Quant à une intervention militaire internationale, il est totalement illusoire d’y penser pour deux raisons :
- jamais l’ONU de donnera son accord car Moscou[6] et Pékin s’y opposeront formellement, ces deux capitales étant désormais trop engagées aux côtés de Damas pour songer un instant faire marche arrière ;
- les risques militaires sont beaucoup trop importants et les opinions publiques des pays « agresseurs » n’accepterait en aucun cas les pertes qu’une intervention musclée provoquerait de part et d’autre. De plus, s’il est aisé de définir où elle commencerait, il est impossible de savoir où elle se terminerait. En effet, un embrasement de la région toute entière ne serait alors pas à exclure.
[1] Il n’est pas sûr que cette unité soit la même que la Brigade Al-Farouq, un groupe très actif de l’Armée syrienne libre dirigée par Abdul Razzaq Tlass, un des neveux de l’ancien ministre de la Défense Moustafa Tlass et cousin du général Tlass, un ami d’enfance du président Assad qui a également fait défection.
[2] Elle a causé la mort d’au moins 116 personnes et fait plus de 300 blessés.
[3] Muhsin al-Fadhli est loin d’être un inconnu. Il aurait participé à l’attaque contre l’USS Cole au large du Yémen, en 2000, et contre le pétrolier français Limburg, en 2002. Il aurait ensuite commandé la « Brigade des lions de la péninsule (arabique) » et a été condamné à dix ans de prison par contumace par un tribunal américain pour diverses opérations terroristes en 2005. Il a été en relations avec d’Abu Moussab Al-Zarkawi. Il collectait des fonds pour le compte d’Al-Qaida ,particulièrement au Koweït où, étrangement, il avait été relaxé de toute charge pesant sur son cas.

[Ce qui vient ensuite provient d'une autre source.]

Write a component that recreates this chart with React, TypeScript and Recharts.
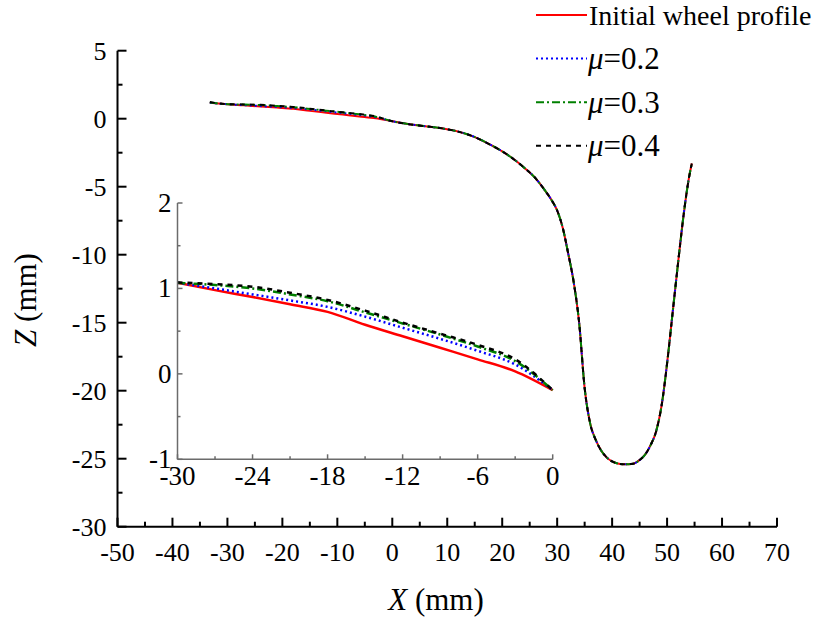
import React from 'react';
import { LineChart, Line, XAxis, YAxis, Legend } from 'recharts';

// ---------- data ----------
const profileX = [
  -33.2, -30, -27, -24, -21, -18, -15, -12, -9, -6, -3, 0,
  3, 6, 9, 12, 15, 18, 20, 22, 24, 26, 27, 28, 29, 30, 31, 32, 33, 34, 35, 36, 37, 38, 39, 40,
  41, 42, 43, 44, 45, 46, 47, 48, 49, 50, 51, 52, 53, 54, 54.5,
];

// flange / tread part where all four profiles coincide (X >= 3)
const sharedTailZ = [
  -0.4, -0.55, -0.71, -0.95, -1.35, -1.95, -2.4, -2.95, -3.6, -4.35, -4.85, -5.4, -6.0, -6.75,
  -8.0, -9.9, -12.0, -15.0, -19.8, -22.4, -23.6, -24.4, -24.9, -25.2, -25.35, -25.4, -25.4,
  -25.35, -25.1, -24.7, -24.0, -23.0, -21.1, -18.0, -14.3, -10.6, -7.1, -4.3, -3.3,
];

const initialHeadZ = [1.17, 1.066, 0.98, 0.9, 0.815, 0.726, 0.575, 0.44, 0.305, 0.17, 0.03, -0.19];
const mu02HeadZ = [1.17, 1.066, 1.0, 0.93, 0.86, 0.784, 0.67, 0.54, 0.41, 0.27, 0.11, -0.19];
const mu03HeadZ = [1.2, 1.066, 1.04, 1.0, 0.93, 0.85, 0.72, 0.59, 0.46, 0.32, 0.15, -0.19];
const mu04HeadZ = [1.22, 1.07, 1.05, 1.02, 0.95, 0.865, 0.74, 0.6, 0.47, 0.34, 0.17, -0.19];

const zInitial = [...initialHeadZ, ...sharedTailZ];
const zMu02 = [...mu02HeadZ, ...sharedTailZ];
const zMu03 = [...mu03HeadZ, ...sharedTailZ];
const zMu04 = [...mu04HeadZ, ...sharedTailZ];

const mainXTicks = [-50, -45, -40, -35, -30, -25, -20, -15, -10, -5, 0, 5, 10, 15, 20, 25, 30, 35, 40, 45, 50, 55, 60, 65, 70];
const mainXMajor = [-50, -40, -30, -20, -10, 0, 10, 20, 30, 40, 50, 60, 70];
const mainYTicks = [-30, -27.5, -25, -22.5, -20, -17.5, -15, -12.5, -10, -7.5, -5, -2.5, 0, 2.5, 5];
const mainYMajor = [-30, -25, -20, -15, -10, -5, 0, 5];
const insetXTicks = [-30, -27, -24, -21, -18, -15, -12, -9, -6, -3, 0];
const insetXMajor = [-30, -24, -18, -12, -6, 0];
const insetYTicks = [-1, -0.5, 0, 0.5, 1, 1.5, 2];
const insetYMajor = [-1, 0, 1, 2];

const rows = profileX.map((x, i) => ({
  x,
  initial: zInitial[i],
  mu02: zMu02[i],
  mu03: zMu03[i],
  mu04: zMu04[i],
}));
const insetRows = rows.filter((r) => r.x >= -30 && r.x <= 0);

// ---------- styles ----------
const FONT = '"Liberation Serif", "Times New Roman", Times, serif';

const SERIES = [
  { key: 'initial', name: 'Initial wheel profile', color: '#ff0000', dash: undefined as string | undefined },
  { key: 'mu02', name: 'μ=0.2', color: '#0000ff', dash: '2 3' },
  { key: 'mu03', name: 'μ=0.3', color: '#008000', dash: '8 3 2 3' },
  { key: 'mu04', name: 'μ=0.4', color: '#000000', dash: '5 5' },
];

const isIn = (arr: number[], v: number) => arr.some((a) => Math.abs(a - v) < 1e-6);

const makeXTick = (majors: number[], majLen: number, minLen: number, color: string, fontSize: number, dy: number, sw: number) =>
  (props: any) => {
    const { x, y, payload } = props;
    const v = payload.value;
    const major = isIn(majors, v);
    return (
      <g>
        <line x1={x} y1={y} x2={x} y2={y - (major ? majLen : minLen)} stroke={color} strokeWidth={sw} />
        {major && (
          <text x={x} y={y + dy} textAnchor="middle" fontFamily={FONT} fontSize={fontSize} fill="#000">
            {String(v)}
          </text>
        )}
      </g>
    );
  };

const makeYTick = (majors: number[], majLen: number, minLen: number, color: string, fontSize: number, gap: number, dy: number, sw: number) =>
  (props: any) => {
    const { x, y, payload } = props;
    const v = payload.value;
    const major = isIn(majors, v);
    return (
      <g>
        <line x1={x} y1={y} x2={x + (major ? majLen : minLen)} y2={y} stroke={color} strokeWidth={sw} />
        {major && (
          <text x={x - gap} y={y + dy} textAnchor="end" fontFamily={FONT} fontSize={fontSize} fill="#000">
            {String(v)}
          </text>
        )}
      </g>
    );
  };

const MainXTick = makeXTick(mainXMajor, 9, 5, '#000', 26, 34, 2);
const MainYTick = makeYTick(mainYMajor, 9, 5, '#000', 26, 11, 9, 2);
const InsetXTick = makeXTick(insetXMajor, 5, 3, '#6b6b6b', 27, 26, 1.5);
const InsetYTick = makeYTick(insetYMajor, 5, 3, '#6b6b6b', 27, 6, 9, 1.5);

const renderXTitle = () => (
  <text x={436} y={610} textAnchor="middle" fontFamily={FONT} fontSize={31} fill="#000">
    <tspan fontStyle="italic">X</tspan>
    <tspan> (mm)</tspan>
  </text>
);

const renderYTitle = () => (
  <text x={36} y={300} textAnchor="middle" fontFamily={FONT} fontSize={31} fill="#000" transform="rotate(-90 36 300)">
    <tspan fontStyle="italic">Z</tspan>
    <tspan> (mm)</tspan>
  </text>
);

const renderLegend = () => (
  <svg width={820} height={170} style={{ display: 'block', fontFamily: FONT }}>
    {SERIES.map((s, i) => {
      const ly = 15 + i * 43.6;
      const ty = 25 + i * 43.4;
      const isMu = s.name.startsWith('μ');
      return (
        <g key={s.key}>
          <line x1={536} y1={ly} x2={587} y2={ly} stroke={s.color} strokeWidth={2} strokeDasharray={s.dash} />
          {isMu ? (
            <text x={588} y={ty + 1} fontFamily={FONT} fontSize={31} fill="#000">
              <tspan fontStyle="italic">μ</tspan>
              <tspan>{s.name.slice(1)}</tspan>
            </text>
          ) : (
            <text x={589} y={ty} fontFamily={FONT} fontSize={28} fill="#000">
              {s.name}
            </text>
          )}
        </g>
      );
    })}
  </svg>
);

export default function App() {
  return (
    <div style={{ position: 'absolute', left: 0, top: 0, width: 820, height: 621, background: '#fff', overflow: 'hidden', fontFamily: FONT }}>
      <div style={{ position: 'absolute', left: 0, top: 0 }}>
        <LineChart width={820} height={621} data={rows} margin={{ top: 50.7, right: 43, bottom: 93.3, left: 116.5 }}>
          <XAxis
            type="number"
            dataKey="x"
            domain={[-50, 70]}
            ticks={mainXTicks}
            interval={0}
            height={1}
            tickSize={0}
            tickMargin={0}
            tickLine={false}
            axisLine={{ stroke: '#000', strokeWidth: 2 }}
            tick={MainXTick}
            label={renderXTitle}
          />
          <YAxis
            type="number"
            domain={[-30, 5]}
            ticks={mainYTicks}
            interval={0}
            width={1}
            tickSize={0}
            tickMargin={0}
            tickLine={false}
            axisLine={{ stroke: '#000', strokeWidth: 2 }}
            tick={MainYTick}
            label={renderYTitle}
          />
          <Legend
            layout="vertical"
            align="center"
            verticalAlign="middle"
            wrapperStyle={{ left: 0, top: 0, width: 820, height: 170 }}
            content={renderLegend}
          />
          {SERIES.map((s) => (
            <Line
              key={s.key}
              type="monotone"
              dataKey={s.key}
              name={s.name}
              stroke={s.color}
              strokeWidth={2}
              strokeDasharray={s.dash}
              dot={false}
              activeDot={false}
              isAnimationActive={false}
            />
          ))}
        </LineChart>
      </div>
      <div style={{ position: 'absolute', left: 0, top: 0 }}>
        <LineChart width={820} height={621} data={insetRows} margin={{ top: 203, right: 267.3, bottom: 160.7, left: 176.5 }}>
          <XAxis
            type="number"
            dataKey="x"
            domain={[-30, 0]}
            ticks={insetXTicks}
            interval={0}
            height={1}
            tickSize={0}
            tickMargin={0}
            tickLine={false}
            axisLine={{ stroke: '#6b6b6b', strokeWidth: 1.5 }}
            tick={InsetXTick}
          />
          <YAxis
            type="number"
            domain={[-1, 2]}
            ticks={insetYTicks}
            interval={0}
            width={1}
            tickSize={0}
            tickMargin={0}
            tickLine={false}
            axisLine={{ stroke: '#6b6b6b', strokeWidth: 1.5 }}
            tick={InsetYTick}
          />
          {SERIES.map((s) => (
            <Line
              key={s.key}
              type="monotone"
              dataKey={s.key}
              name={s.name}
              stroke={s.color}
              strokeWidth={2.5}
              strokeDasharray={s.dash}
              dot={false}
              activeDot={false}
              isAnimationActive={false}
            />
          ))}
        </LineChart>
      </div>
    </div>
  );
}
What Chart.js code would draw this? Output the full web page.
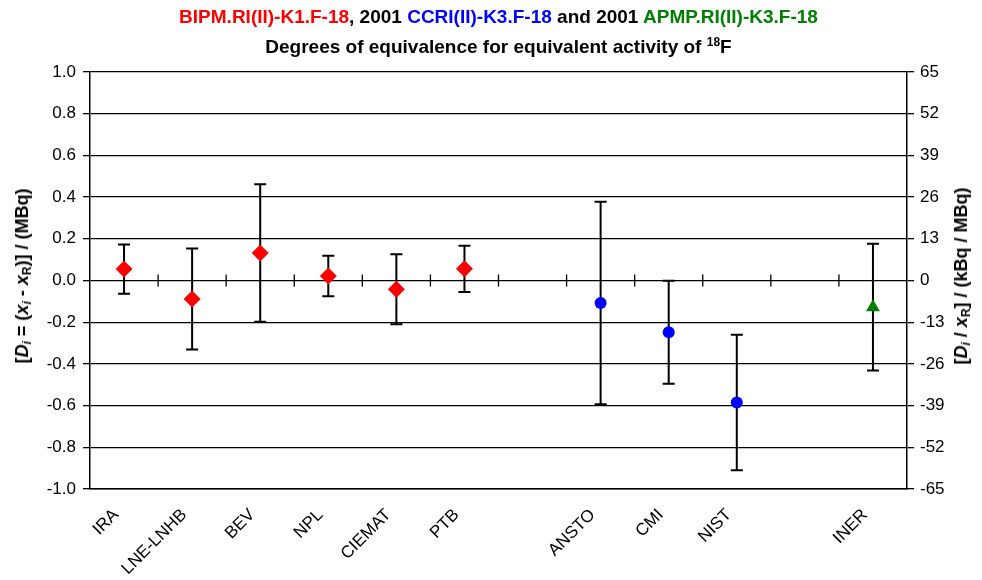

[4] Le Koweitien Sulaiman Abou Ghaith, ancien porte-parole de Ben Laden, a également pu bénéficier de cet échange pour quitter l’Iran.
[5] Succès qui risquent fort d’être éphémères.
[6] Moscou ne soutient pas le président Assad mais une certaine stabilité en Syrie. En effet, plus que l’accès de sa flotte au port de Tartous, l’important pour la Russie est sa défense contre l’islam radical. La Syrie est considérée comme le dernier avant-poste qui protège le Caucase d’une expansion islamique.